Getting to the Roots of Humankind’s Relationship With the Natural World

Note: Yale School of the Environment (YSE) was formerly known as the Yale School of Forestry & Environmental Studies (F&ES). News articles and events posted prior to July 1, 2020 refer to the School's name at that time.

justin farrell large Justin Farrell
In a sense, Justin Farrell had already started thinking about his doctoral dissertation when he was a kid growing up in Wyoming and Nebraska.
 
From an early age, he recognized what he saw as Wyoming’s contradictory relationship with nature. On the one hand, mining and resource extraction helped drive the state economy.
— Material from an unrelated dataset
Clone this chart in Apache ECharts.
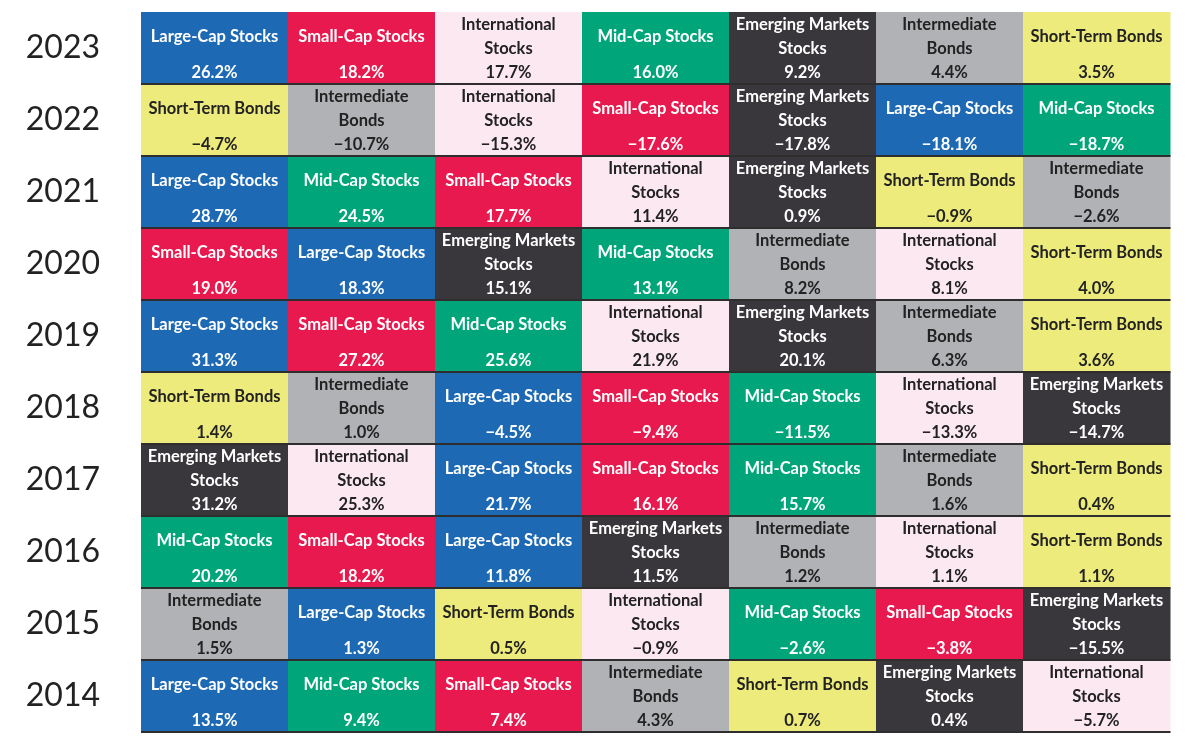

But there was also an almost spiritual reverence for the land, particularly the cherished national parks and open spaces in western Wyoming.
 
This seemingly intractable conflict was perhaps most evident in the Greater Yellowstone region, where debates over land use, wolf protection, and bison management resonated for Farrell, whose own family members lived and owned land in the region.
 
As a Ph.D. student at the University of Notre Dame, he made this conflict the subject of his dissertation. While many framed the debate in terms of economics or natural science, Farrell believed that the conflict reflected much deeper cultural, moral, and spiritual concerns.
 
For Farrell, who this fall joins F&ES as an Assistant Professor of Sociology, the exploration of these deeper concerns would become his life’s work.
 
“I wanted to dig beneath the surface to really understand how these culturally constructed ideas about nature get translated into economic or political arguments,” Farrell says. “On the surface, all these arguments tend to be presented as being all about economics or natural science — rational appeals about ‘carrying capacity’ or ‘ecological wholeness.’
 
“Indeed, these factors are important, but at their root, natural resource conflicts are in the end about deeper commitments we can’t ever give a scientific justification for.”
 
Farrell, who studied philosophy as an undergraduate, always wanted to understand why people do what they do. Soon, his questions started to overlap into the realm of the natural world, after he took a course in environmental ethics and was exposed to the writings of Edward Abbey and Aldo Leopold.
 
“That’s when I started to think about these deeper questions of right and wrong and humanity’s ethical relationship to the environment,” he says. “And I started to wonder, ‘What are the sources of that?’”
 
He ultimately decided that the study of sociology offered the best chance at answering these questions. In fact, he says, unlike many environmentalists his research is firmly rooted in the study of sociology.
 
Farrell says that his research combines traditional qualitative fieldwork with new methods in computational social science and “big data” analysis to demonstrate how morality and spirituality exert a significant influence on conflicts.
 
In one paper, he explored how the BP oil spill in 2010 drove home the ecological costs of American lifestyles, shaking the nation’s moral conscience. He has written about how social movements can cause long-lasting political polarization.
 
And then there was his dissertation, in which he documented how Yellowstone has become a “lightning rod for intractable controversy, social disunity, and political struggle,” and in so doing has emerged as a global case study in environmental conflict. (The project will be published as a book by Princeton University Press.)
 
Drawing on ethnographic data, analyses of thousands of documents, and interviews with people from all segments of society — including ranchers, miners, and environmentalists — he explored the moral causes and long-term costs of a shifting social structure in the new American west. (He even spent time living with a group of activists that is battling to protect Yellowstone’s buffalo, using such tactics as locking themselves to trucks and trailers. “That was a pretty intense and rewarding experience,” he says.)
 
“I found that it was really a battle between worldviews about how nature should be used,” he says. “And it was about bigger questions of what is right and what is wrong. What does it mean that my family can’t ranch here anymore? Why do certain groups of people demonize wolves? And just, what does the ‘good life’ look like?”